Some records
[START]
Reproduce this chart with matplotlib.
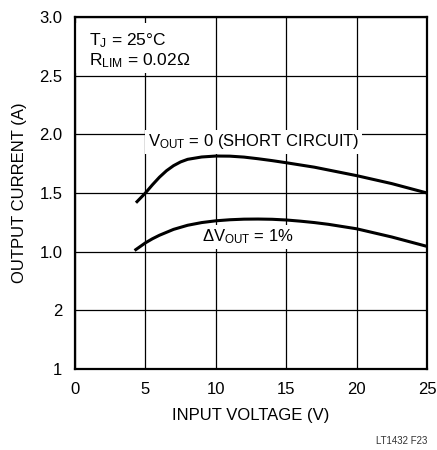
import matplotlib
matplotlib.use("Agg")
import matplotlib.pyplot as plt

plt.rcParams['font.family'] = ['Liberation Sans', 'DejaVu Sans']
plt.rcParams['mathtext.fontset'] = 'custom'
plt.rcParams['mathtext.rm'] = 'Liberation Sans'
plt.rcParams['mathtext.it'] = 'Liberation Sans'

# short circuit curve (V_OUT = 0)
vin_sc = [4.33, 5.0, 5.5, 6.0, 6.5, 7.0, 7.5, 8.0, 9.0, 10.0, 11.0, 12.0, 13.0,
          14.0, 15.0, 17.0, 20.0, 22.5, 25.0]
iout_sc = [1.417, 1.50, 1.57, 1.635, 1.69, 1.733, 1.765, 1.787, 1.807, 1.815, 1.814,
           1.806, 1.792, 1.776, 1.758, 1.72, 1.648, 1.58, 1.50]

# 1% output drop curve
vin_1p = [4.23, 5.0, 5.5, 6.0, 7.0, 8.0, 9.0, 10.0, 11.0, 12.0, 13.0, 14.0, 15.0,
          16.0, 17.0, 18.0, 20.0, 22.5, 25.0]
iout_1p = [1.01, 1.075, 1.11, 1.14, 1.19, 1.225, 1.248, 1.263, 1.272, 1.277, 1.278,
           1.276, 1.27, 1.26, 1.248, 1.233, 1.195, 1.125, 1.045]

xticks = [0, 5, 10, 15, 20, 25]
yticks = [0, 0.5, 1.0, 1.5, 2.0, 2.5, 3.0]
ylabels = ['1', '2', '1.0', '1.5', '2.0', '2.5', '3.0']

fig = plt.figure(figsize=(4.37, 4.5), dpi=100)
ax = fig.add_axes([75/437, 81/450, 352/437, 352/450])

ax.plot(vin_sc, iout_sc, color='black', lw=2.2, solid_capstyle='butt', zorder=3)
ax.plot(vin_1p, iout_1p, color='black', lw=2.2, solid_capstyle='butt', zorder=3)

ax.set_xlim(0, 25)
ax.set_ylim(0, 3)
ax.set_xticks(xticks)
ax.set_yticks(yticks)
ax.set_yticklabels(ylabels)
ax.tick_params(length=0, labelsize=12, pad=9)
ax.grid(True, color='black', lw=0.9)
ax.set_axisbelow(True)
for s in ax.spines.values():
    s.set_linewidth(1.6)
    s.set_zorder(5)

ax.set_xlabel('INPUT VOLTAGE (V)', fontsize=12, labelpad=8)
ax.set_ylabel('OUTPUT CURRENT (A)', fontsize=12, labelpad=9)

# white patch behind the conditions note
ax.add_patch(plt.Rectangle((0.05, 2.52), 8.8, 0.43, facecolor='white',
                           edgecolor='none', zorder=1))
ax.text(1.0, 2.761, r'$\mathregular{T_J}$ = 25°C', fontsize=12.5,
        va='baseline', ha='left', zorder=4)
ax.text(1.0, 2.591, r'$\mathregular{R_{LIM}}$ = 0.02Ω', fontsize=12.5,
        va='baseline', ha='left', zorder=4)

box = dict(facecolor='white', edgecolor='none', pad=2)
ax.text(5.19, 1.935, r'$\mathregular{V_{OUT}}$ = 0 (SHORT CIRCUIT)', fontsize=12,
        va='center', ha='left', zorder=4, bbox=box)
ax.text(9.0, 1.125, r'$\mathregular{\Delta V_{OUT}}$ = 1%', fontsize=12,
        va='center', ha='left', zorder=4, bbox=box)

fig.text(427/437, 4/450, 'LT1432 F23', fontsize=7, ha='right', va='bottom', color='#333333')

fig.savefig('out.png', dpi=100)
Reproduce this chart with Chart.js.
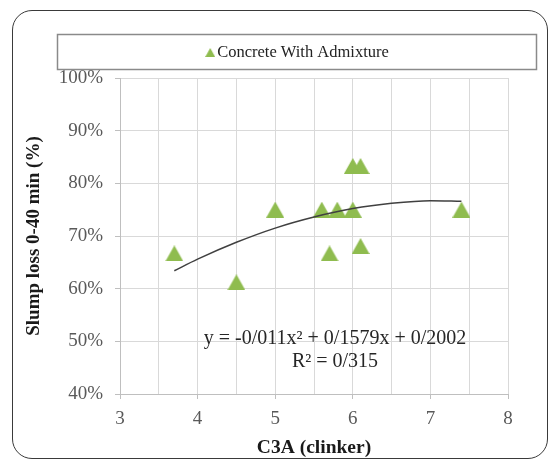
[END]
Exercise prompt: Your task is to repeat the material above exactly, without its pictures.

Expected output:
Reproduce this chart with matplotlib.
import matplotlib
matplotlib.use("Agg")
import matplotlib.pyplot as plt

plt.rcParams['font.family'] = ['Liberation Sans', 'DejaVu Sans']
plt.rcParams['mathtext.fontset'] = 'custom'
plt.rcParams['mathtext.rm'] = 'Liberation Sans'
plt.rcParams['mathtext.it'] = 'Liberation Sans'

# short circuit curve (V_OUT = 0)
vin_sc = [4.33, 5.0, 5.5, 6.0, 6.5, 7.0, 7.5, 8.0, 9.0, 10.0, 11.0, 12.0, 13.0,
          14.0, 15.0, 17.0, 20.0, 22.5, 25.0]
iout_sc = [1.417, 1.50, 1.57, 1.635, 1.69, 1.733, 1.765, 1.787, 1.807, 1.815, 1.814,
           1.806, 1.792, 1.776, 1.758, 1.72, 1.648, 1.58, 1.50]

# 1% output drop curve
vin_1p = [4.23, 5.0, 5.5, 6.0, 7.0, 8.0, 9.0, 10.0, 11.0, 12.0, 13.0, 14.0, 15.0,
          16.0, 17.0, 18.0, 20.0, 22.5, 25.0]
iout_1p = [1.01, 1.075, 1.11, 1.14, 1.19, 1.225, 1.248, 1.263, 1.272, 1.277, 1.278,
           1.276, 1.27, 1.26, 1.248, 1.233, 1.195, 1.125, 1.045]

xticks = [0, 5, 10, 15, 20, 25]
yticks = [0, 0.5, 1.0, 1.5, 2.0, 2.5, 3.0]
ylabels = ['1', '2', '1.0', '1.5', '2.0', '2.5', '3.0']

fig = plt.figure(figsize=(4.37, 4.5), dpi=100)
ax = fig.add_axes([75/437, 81/450, 352/437, 352/450])

ax.plot(vin_sc, iout_sc, color='black', lw=2.2, solid_capstyle='butt', zorder=3)
ax.plot(vin_1p, iout_1p, color='black', lw=2.2, solid_capstyle='butt', zorder=3)

ax.set_xlim(0, 25)
ax.set_ylim(0, 3)
ax.set_xticks(xticks)
ax.set_yticks(yticks)
ax.set_yticklabels(ylabels)
ax.tick_params(length=0, labelsize=12, pad=9)
ax.grid(True, color='black', lw=0.9)
ax.set_axisbelow(True)
for s in ax.spines.values():
    s.set_linewidth(1.6)
    s.set_zorder(5)

ax.set_xlabel('INPUT VOLTAGE (V)', fontsize=12, labelpad=8)
ax.set_ylabel('OUTPUT CURRENT (A)', fontsize=12, labelpad=9)

# white patch behind the conditions note
ax.add_patch(plt.Rectangle((0.05, 2.52), 8.8, 0.43, facecolor='white',
                           edgecolor='none', zorder=1))
ax.text(1.0, 2.761, r'$\mathregular{T_J}$ = 25°C', fontsize=12.5,
        va='baseline', ha='left', zorder=4)
ax.text(1.0, 2.591, r'$\mathregular{R_{LIM}}$ = 0.02Ω', fontsize=12.5,
        va='baseline', ha='left', zorder=4)

box = dict(facecolor='white', edgecolor='none', pad=2)
ax.text(5.19, 1.935, r'$\mathregular{V_{OUT}}$ = 0 (SHORT CIRCUIT)', fontsize=12,
        va='center', ha='left', zorder=4, bbox=box)
ax.text(9.0, 1.125, r'$\mathregular{\Delta V_{OUT}}$ = 1%', fontsize=12,
        va='center', ha='left', zorder=4, bbox=box)

fig.text(427/437, 4/450, 'LT1432 F23', fontsize=7, ha='right', va='bottom', color='#333333')

fig.savefig('out.png', dpi=100)
Reproduce this chart with Chart.js.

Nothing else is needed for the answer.